-- DATA SUPPLIED start --

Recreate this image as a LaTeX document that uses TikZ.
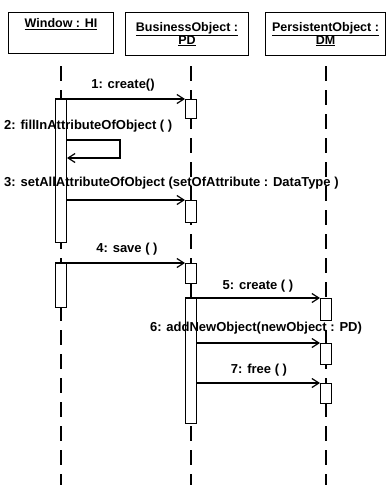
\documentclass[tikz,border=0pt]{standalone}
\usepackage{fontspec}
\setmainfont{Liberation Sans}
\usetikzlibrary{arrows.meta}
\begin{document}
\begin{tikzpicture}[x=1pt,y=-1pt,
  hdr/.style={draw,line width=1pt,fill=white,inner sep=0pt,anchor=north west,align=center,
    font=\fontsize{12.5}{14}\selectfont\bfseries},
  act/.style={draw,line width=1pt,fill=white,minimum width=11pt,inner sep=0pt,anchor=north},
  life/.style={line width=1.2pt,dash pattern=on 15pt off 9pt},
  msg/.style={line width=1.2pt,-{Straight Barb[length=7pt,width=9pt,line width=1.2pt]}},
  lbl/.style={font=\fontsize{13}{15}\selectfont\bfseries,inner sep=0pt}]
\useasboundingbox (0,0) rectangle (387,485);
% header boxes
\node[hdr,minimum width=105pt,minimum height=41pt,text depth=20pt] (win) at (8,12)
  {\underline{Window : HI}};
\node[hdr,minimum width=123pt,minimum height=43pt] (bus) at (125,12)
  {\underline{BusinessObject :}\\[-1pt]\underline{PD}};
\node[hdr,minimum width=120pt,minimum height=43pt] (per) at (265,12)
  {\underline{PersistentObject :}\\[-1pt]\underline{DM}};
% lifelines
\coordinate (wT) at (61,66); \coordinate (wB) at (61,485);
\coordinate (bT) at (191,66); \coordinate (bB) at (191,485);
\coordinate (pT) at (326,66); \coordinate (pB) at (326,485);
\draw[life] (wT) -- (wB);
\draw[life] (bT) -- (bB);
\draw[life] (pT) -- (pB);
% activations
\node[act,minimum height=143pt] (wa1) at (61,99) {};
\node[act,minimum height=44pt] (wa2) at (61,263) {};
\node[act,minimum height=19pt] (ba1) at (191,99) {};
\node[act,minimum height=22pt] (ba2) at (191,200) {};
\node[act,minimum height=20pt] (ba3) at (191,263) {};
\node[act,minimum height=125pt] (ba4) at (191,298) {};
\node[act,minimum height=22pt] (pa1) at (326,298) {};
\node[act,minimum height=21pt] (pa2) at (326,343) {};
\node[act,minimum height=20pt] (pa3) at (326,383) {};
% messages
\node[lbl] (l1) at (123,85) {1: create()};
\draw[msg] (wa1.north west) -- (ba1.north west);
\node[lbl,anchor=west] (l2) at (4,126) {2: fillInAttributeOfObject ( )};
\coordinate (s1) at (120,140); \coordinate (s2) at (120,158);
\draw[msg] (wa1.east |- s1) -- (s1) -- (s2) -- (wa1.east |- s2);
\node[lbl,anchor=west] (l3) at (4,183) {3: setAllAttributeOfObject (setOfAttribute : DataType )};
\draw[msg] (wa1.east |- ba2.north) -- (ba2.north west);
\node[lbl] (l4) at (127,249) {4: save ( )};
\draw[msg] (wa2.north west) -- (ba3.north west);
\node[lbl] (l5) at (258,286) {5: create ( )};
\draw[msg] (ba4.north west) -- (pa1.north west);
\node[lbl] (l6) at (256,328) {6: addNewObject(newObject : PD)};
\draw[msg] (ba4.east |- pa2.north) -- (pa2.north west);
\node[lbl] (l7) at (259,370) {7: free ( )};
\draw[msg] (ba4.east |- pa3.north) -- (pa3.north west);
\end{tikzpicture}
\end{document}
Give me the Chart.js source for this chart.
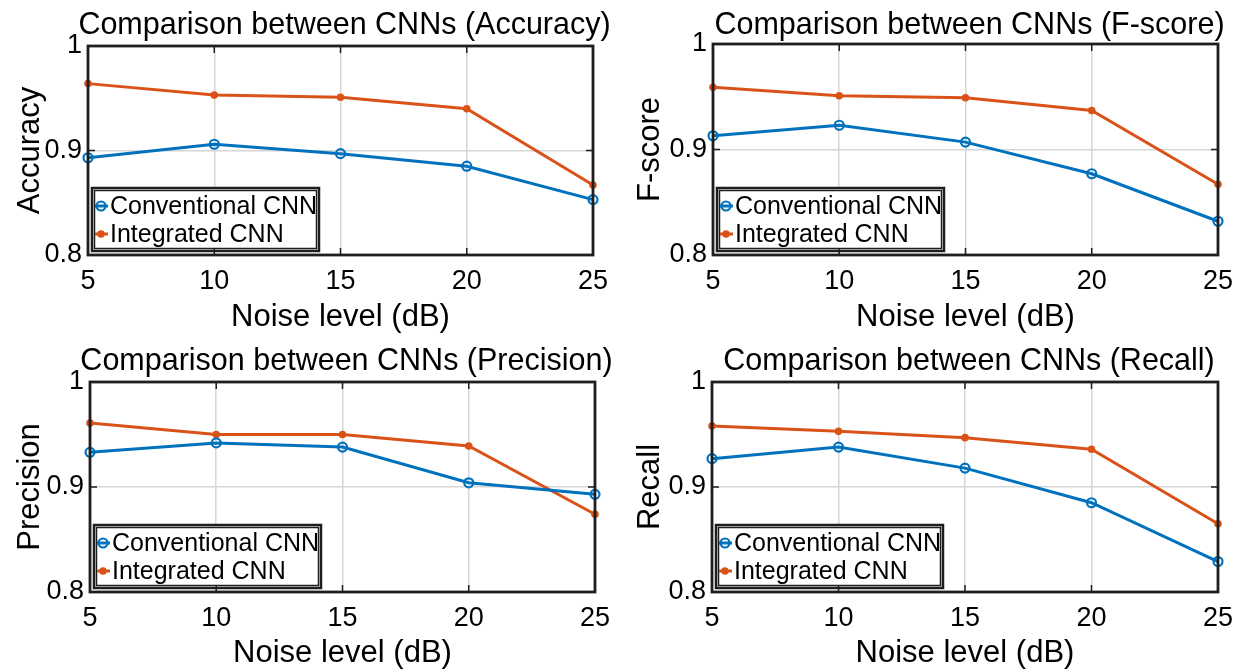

-- DATA SUPPLIED end --
-- DATA SUPPLIED start --

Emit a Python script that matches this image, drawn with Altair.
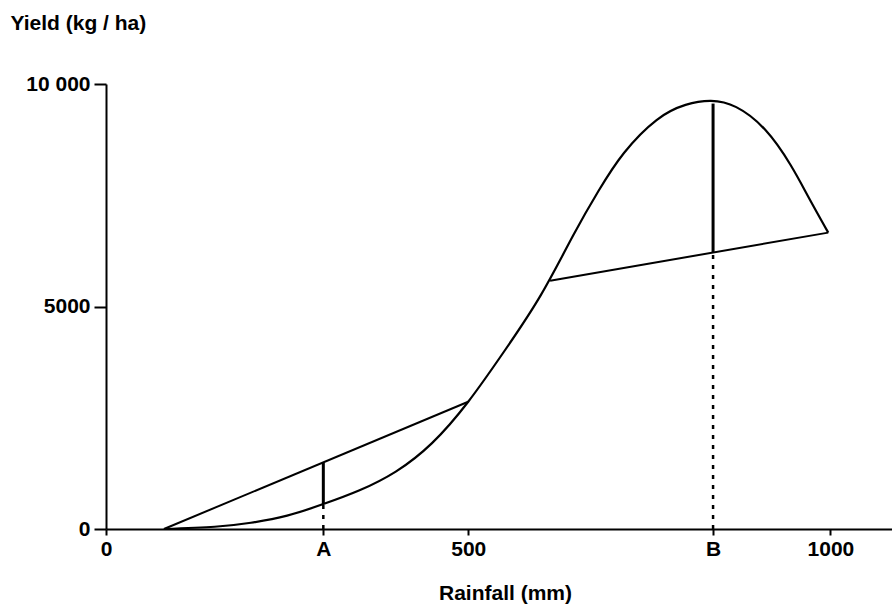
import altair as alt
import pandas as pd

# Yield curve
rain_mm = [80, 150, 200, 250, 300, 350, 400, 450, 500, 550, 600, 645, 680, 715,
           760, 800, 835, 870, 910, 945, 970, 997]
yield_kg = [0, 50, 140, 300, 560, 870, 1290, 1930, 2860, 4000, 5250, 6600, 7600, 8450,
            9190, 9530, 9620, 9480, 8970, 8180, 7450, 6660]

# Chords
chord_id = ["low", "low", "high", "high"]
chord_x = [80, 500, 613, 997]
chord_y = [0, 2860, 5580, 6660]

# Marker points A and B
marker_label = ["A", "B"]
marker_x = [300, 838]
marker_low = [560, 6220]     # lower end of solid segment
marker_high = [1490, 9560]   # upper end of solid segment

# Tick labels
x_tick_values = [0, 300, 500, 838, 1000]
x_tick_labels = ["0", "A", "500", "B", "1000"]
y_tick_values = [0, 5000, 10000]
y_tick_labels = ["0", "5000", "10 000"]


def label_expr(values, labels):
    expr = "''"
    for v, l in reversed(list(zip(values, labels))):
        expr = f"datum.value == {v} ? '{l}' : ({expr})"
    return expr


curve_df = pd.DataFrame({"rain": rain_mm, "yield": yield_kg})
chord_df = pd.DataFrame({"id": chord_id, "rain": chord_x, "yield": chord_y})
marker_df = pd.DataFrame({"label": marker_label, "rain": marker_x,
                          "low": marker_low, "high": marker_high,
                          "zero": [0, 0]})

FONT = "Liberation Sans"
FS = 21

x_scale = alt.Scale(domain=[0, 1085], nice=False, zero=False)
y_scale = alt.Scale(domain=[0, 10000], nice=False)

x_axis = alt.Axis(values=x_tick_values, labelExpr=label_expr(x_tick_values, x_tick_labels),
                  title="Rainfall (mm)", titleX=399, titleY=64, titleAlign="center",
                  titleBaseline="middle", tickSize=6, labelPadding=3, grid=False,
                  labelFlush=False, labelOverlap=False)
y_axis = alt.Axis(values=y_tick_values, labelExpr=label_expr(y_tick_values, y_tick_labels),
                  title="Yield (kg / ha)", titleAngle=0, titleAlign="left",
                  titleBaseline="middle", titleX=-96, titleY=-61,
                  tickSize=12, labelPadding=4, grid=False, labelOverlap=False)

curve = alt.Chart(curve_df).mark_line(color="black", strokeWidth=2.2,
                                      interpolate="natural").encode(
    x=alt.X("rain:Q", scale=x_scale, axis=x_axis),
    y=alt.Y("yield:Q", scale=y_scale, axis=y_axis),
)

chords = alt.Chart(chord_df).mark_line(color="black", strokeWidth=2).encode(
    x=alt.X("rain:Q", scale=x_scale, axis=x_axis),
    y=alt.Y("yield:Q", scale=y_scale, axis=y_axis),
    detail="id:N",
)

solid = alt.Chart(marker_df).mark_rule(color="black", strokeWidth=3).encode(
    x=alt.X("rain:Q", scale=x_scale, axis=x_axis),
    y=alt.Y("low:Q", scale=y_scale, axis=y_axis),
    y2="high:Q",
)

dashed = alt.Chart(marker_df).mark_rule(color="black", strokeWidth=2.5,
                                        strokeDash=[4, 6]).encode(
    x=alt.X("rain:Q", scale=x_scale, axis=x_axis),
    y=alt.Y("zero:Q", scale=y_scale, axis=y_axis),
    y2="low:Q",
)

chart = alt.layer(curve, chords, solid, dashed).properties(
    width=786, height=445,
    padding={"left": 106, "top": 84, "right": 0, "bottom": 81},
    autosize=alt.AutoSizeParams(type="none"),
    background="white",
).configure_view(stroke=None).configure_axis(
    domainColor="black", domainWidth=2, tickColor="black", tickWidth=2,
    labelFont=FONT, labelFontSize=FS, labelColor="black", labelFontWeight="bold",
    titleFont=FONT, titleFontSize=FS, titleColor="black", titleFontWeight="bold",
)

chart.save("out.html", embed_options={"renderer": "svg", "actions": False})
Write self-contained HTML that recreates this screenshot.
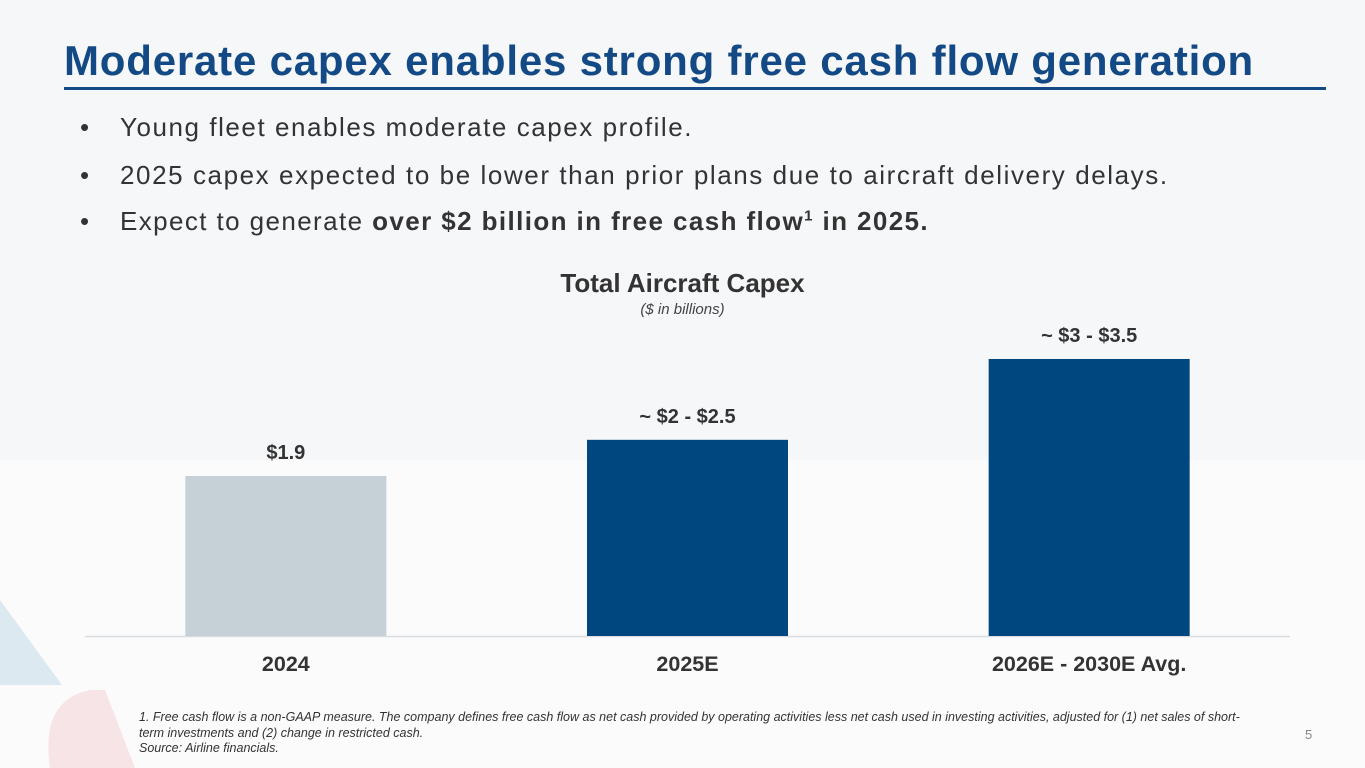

-- DATA SUPPLIED end --

* **TASK STATEMENT**:
Your task is to collect every line above that contains the word "image".

* **REPLY**:
Recreate this image as a LaTeX document that uses TikZ.
Emit a Python script that matches this image, drawn with Altair.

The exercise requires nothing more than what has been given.